- [DO THIS]:
Go through the data below and copy it exactly, skipping every picture.
_ _ _ _ _ _ _
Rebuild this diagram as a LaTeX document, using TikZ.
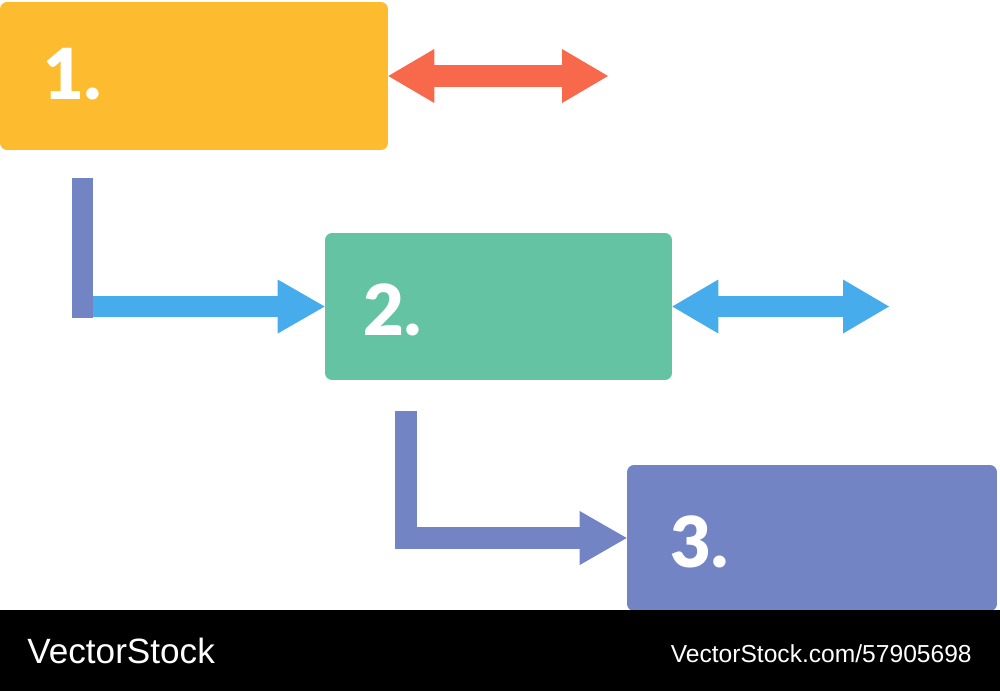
\documentclass[tikz,border=0pt]{standalone}
\usepackage{fontspec}
\usetikzlibrary{arrows.meta}
\newfontfamily\numfont{Lato Black}
\newfontfamily\stockfont{Liberation Sans}
\definecolor{boxorange}{HTML}{FDBB30}
\definecolor{arrowred}{HTML}{F8684A}
\definecolor{boxgreen}{HTML}{63C3A2}
\definecolor{arrowblue}{HTML}{46ACEB}
\definecolor{boxpurple}{HTML}{7384C5}

\begin{document}
\begin{tikzpicture}[x=0.02cm,y=-0.02cm]
\tikzstyle{box}=[rectangle, rounded corners=0.14cm, inner sep=0pt]
\tikzstyle{num}=[text=white, font={\numfont\fontsize{40}{40}\selectfont}, inner sep=0pt, anchor=base west]
\tikzstyle{fat}=[line width=0.43cm, -{Triangle[width=1.08cm,length=0.94cm,line width=0pt]}]
\tikzstyle{fatboth}=[line width=0.43cm, {Triangle[width=1.08cm,length=0.92cm,line width=0pt]}-{Triangle[width=1.08cm,length=0.92cm,line width=0pt]}]
\tikzstyle{stock}=[text=white, inner sep=0pt]

\useasboundingbox (0,0) rectangle (1000,691);

\node (one) at (194,76) [box, fill=boxorange, minimum width=7.76cm, minimum height=2.96cm] {};
\node (two) at (498.5,306.5) [box, fill=boxgreen, minimum width=6.94cm, minimum height=2.94cm] {};
\node (three) at (812,538) [box, fill=boxpurple, minimum width=7.4cm, minimum height=2.92cm] {};

\node (n1) at (43,99) [num] {1.};
\node (n2) at (363,335) [num] {2.};
\node (n3) at (670,567) [num] {3.};

% side arrows
\coordinate (r1) at (608,76);
\coordinate (r2) at (889,306.5);
\draw[fatboth, arrowred] (one.east) -- (r1);
\draw[fatboth, arrowblue] (two.east) -- (r2);

% 1 -> 2
\coordinate (k1) at (82.5,178);
\coordinate (k2) at (82.5,318);
\coordinate (k3) at (93,306.5);
\draw[line width=0.42cm, boxpurple] (k1) -- (k2);
\draw[fat, arrowblue] (k3) -- (two.west);

% 2 -> 3
\coordinate (k4) at (406,411);
\draw[fat, boxpurple] (k4) |- (three.west);

% footer
\fill[black] (0,610) rectangle (1000,691);
\node (brand) at (27,663) [stock, anchor=base west, font={\stockfont\fontsize{20}{20}\selectfont}] {VectorStock};
\node (url) at (972,662) [stock, anchor=base east, font={\stockfont\fontsize{14}{14}\selectfont}] {VectorStock.com/57905698};
\end{tikzpicture}
\end{document}
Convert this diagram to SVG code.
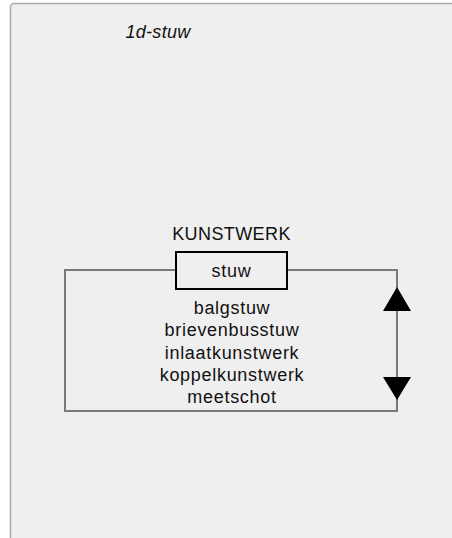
<svg xmlns="http://www.w3.org/2000/svg" width="452" height="538" viewBox="0 0 452 538">
<style>
.t{font-family:"Liberation Sans",Arial,sans-serif;font-size:18px;fill:#111;text-anchor:middle}
.lc{letter-spacing:0.7px}
.conn{fill:none;stroke:#7a7a7a;stroke-width:2}
.arr{fill:#000}
</style>
<rect width="452" height="538" fill="#ffffff"/>
<rect x="10.5" y="3.5" width="460" height="560" rx="3.5" fill="#efefef" stroke="#aaaaaa" stroke-width="1.5"/>
<text class="t" x="158" y="38" font-style="italic" style="text-anchor:middle;letter-spacing:0.3px">1d-stuw</text>
<g id="connectors">
<path class="conn" d="M176,270 H65 V411 H397 V270 H287"/>
<polygon class="arr" points="397,287 383,311 411,311"/>
<polygon class="arr" points="383,377 411,377 397,400"/>
</g>
<g id="kunstwerk">
<text class="t" x="231.5" y="240" style="letter-spacing:0.4px">KUNSTWERK</text>
<g id="stuw">
<rect x="176" y="252" width="111" height="37" fill="#efefef" stroke="#000" stroke-width="2"/>
<text class="t lc" x="231.5" y="277">stuw</text>
</g>
<g id="subtypes">
<text class="t lc" x="232" y="314">balgstuw</text>
<text class="t lc" x="232" y="336">brievenbusstuw</text>
<text class="t lc" x="232" y="358.5">inlaatkunstwerk</text>
<text class="t lc" x="232" y="381">koppelkunstwerk</text>
<text class="t lc" x="232" y="403">meetschot</text>
</g>
</g>
</svg>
_ _ _ _ _ _ _
- [EXERCISE ANSWER]:
Rebuild this diagram as a LaTeX document, using TikZ.
\documentclass[tikz,border=0pt]{standalone}
\usepackage{fontspec}
\usetikzlibrary{arrows.meta}
\newfontfamily\numfont{Lato Black}
\newfontfamily\stockfont{Liberation Sans}
\definecolor{boxorange}{HTML}{FDBB30}
\definecolor{arrowred}{HTML}{F8684A}
\definecolor{boxgreen}{HTML}{63C3A2}
\definecolor{arrowblue}{HTML}{46ACEB}
\definecolor{boxpurple}{HTML}{7384C5}

\begin{document}
\begin{tikzpicture}[x=0.02cm,y=-0.02cm]
\tikzstyle{box}=[rectangle, rounded corners=0.14cm, inner sep=0pt]
\tikzstyle{num}=[text=white, font={\numfont\fontsize{40}{40}\selectfont}, inner sep=0pt, anchor=base west]
\tikzstyle{fat}=[line width=0.43cm, -{Triangle[width=1.08cm,length=0.94cm,line width=0pt]}]
\tikzstyle{fatboth}=[line width=0.43cm, {Triangle[width=1.08cm,length=0.92cm,line width=0pt]}-{Triangle[width=1.08cm,length=0.92cm,line width=0pt]}]
\tikzstyle{stock}=[text=white, inner sep=0pt]

\useasboundingbox (0,0) rectangle (1000,691);

\node (one) at (194,76) [box, fill=boxorange, minimum width=7.76cm, minimum height=2.96cm] {};
\node (two) at (498.5,306.5) [box, fill=boxgreen, minimum width=6.94cm, minimum height=2.94cm] {};
\node (three) at (812,538) [box, fill=boxpurple, minimum width=7.4cm, minimum height=2.92cm] {};

\node (n1) at (43,99) [num] {1.};
\node (n2) at (363,335) [num] {2.};
\node (n3) at (670,567) [num] {3.};

% side arrows
\coordinate (r1) at (608,76);
\coordinate (r2) at (889,306.5);
\draw[fatboth, arrowred] (one.east) -- (r1);
\draw[fatboth, arrowblue] (two.east) -- (r2);

% 1 -> 2
\coordinate (k1) at (82.5,178);
\coordinate (k2) at (82.5,318);
\coordinate (k3) at (93,306.5);
\draw[line width=0.42cm, boxpurple] (k1) -- (k2);
\draw[fat, arrowblue] (k3) -- (two.west);

% 2 -> 3
\coordinate (k4) at (406,411);
\draw[fat, boxpurple] (k4) |- (three.west);

% footer
\fill[black] (0,610) rectangle (1000,691);
\node (brand) at (27,663) [stock, anchor=base west, font={\stockfont\fontsize{20}{20}\selectfont}] {VectorStock};
\node (url) at (972,662) [stock, anchor=base east, font={\stockfont\fontsize{14}{14}\selectfont}] {VectorStock.com/57905698};
\end{tikzpicture}
\end{document}
Convert this diagram to SVG code.
<svg xmlns="http://www.w3.org/2000/svg" width="452" height="538" viewBox="0 0 452 538">
<style>
.t{font-family:"Liberation Sans",Arial,sans-serif;font-size:18px;fill:#111;text-anchor:middle}
.lc{letter-spacing:0.7px}
.conn{fill:none;stroke:#7a7a7a;stroke-width:2}
.arr{fill:#000}
</style>
<rect width="452" height="538" fill="#ffffff"/>
<rect x="10.5" y="3.5" width="460" height="560" rx="3.5" fill="#efefef" stroke="#aaaaaa" stroke-width="1.5"/>
<text class="t" x="158" y="38" font-style="italic" style="text-anchor:middle;letter-spacing:0.3px">1d-stuw</text>
<g id="connectors">
<path class="conn" d="M176,270 H65 V411 H397 V270 H287"/>
<polygon class="arr" points="397,287 383,311 411,311"/>
<polygon class="arr" points="383,377 411,377 397,400"/>
</g>
<g id="kunstwerk">
<text class="t" x="231.5" y="240" style="letter-spacing:0.4px">KUNSTWERK</text>
<g id="stuw">
<rect x="176" y="252" width="111" height="37" fill="#efefef" stroke="#000" stroke-width="2"/>
<text class="t lc" x="231.5" y="277">stuw</text>
</g>
<g id="subtypes">
<text class="t lc" x="232" y="314">balgstuw</text>
<text class="t lc" x="232" y="336">brievenbusstuw</text>
<text class="t lc" x="232" y="358.5">inlaatkunstwerk</text>
<text class="t lc" x="232" y="381">koppelkunstwerk</text>
<text class="t lc" x="232" y="403">meetschot</text>
</g>
</g>
</svg>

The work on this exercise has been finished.